To you, dear skeptic, I offer a final argument that comes from objective facts:
Do you think a McKinsey partner would be considered over prepared in a case interview?
You and I would agree he’d probably ace the case.
The case is a simulation of the real job, and here’s a guy who reached the top of the consulting field. You’d probably also agree that he’s got quite a bit of practice. Just think of how many projects, discussions and even case interviews he’s been through (although admittedly most on the interviewer side). No one’s practiced the way a consultant reasons through problems more than this person.
If you agree he wouldn’t “sound robotic”, or “force fit frameworks”, then there’s only one conclusion: over preparation is an illusion. The well-prepared person will always be better than the ill-prepared one (other factors held equal).
There may be a short-term dip in performance if you study until stage B and stop there, but if you just push a little further your performance will skyrocket by the time you reach stage C, the “confidence from competence” stage (or should I call it “case interview nirvana”?).

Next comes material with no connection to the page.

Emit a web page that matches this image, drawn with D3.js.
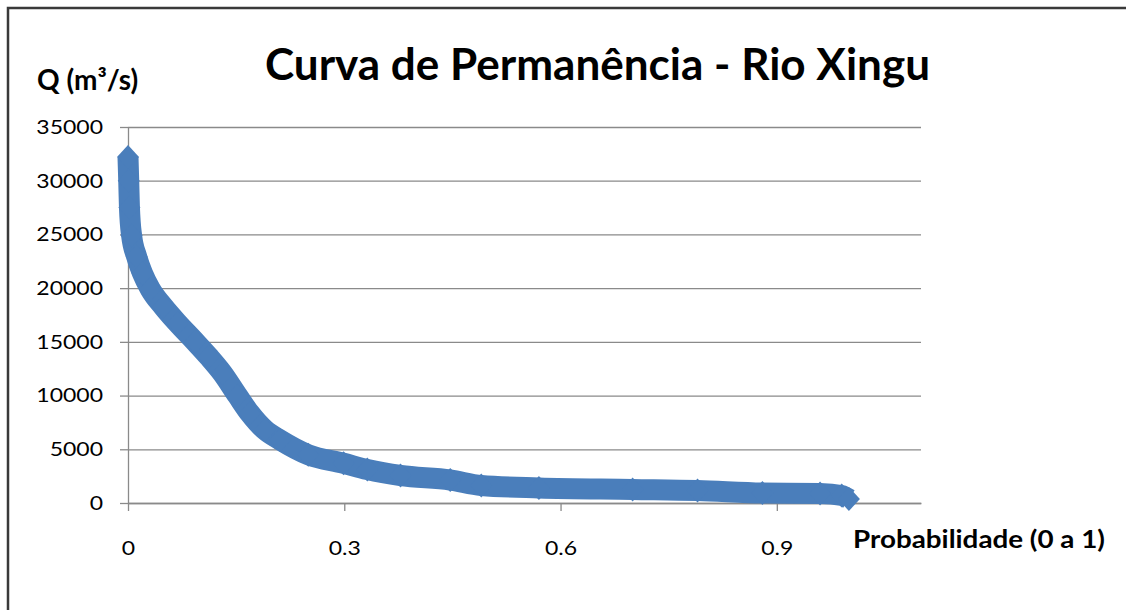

But as we’ve seen, if your teacher and materials aren’t good enough, more practice will only generate more frustration and make bad habits permanent. How to deal with that, then? How to get quality preparation instead of just doing more and more cases?
I’ll write another article on that, but for now, I’d love to get your comments on what do you think are essential elements in a preparation that has the necessary quality to reach stage C.
And as a next step for you to get some value out of this, two things for today.
First, try to assess in which preparation stage are you. Remember, Stage A folks tend to think they’re in Stage C, so make sure you’re not lying to yourself.
Second, based on the stage you’re in, try to plan your preparation a little bit. What are things you should be doing to get to Stage C as quickly as possible and go through less pain during Stage B? How are you going to make time for those things?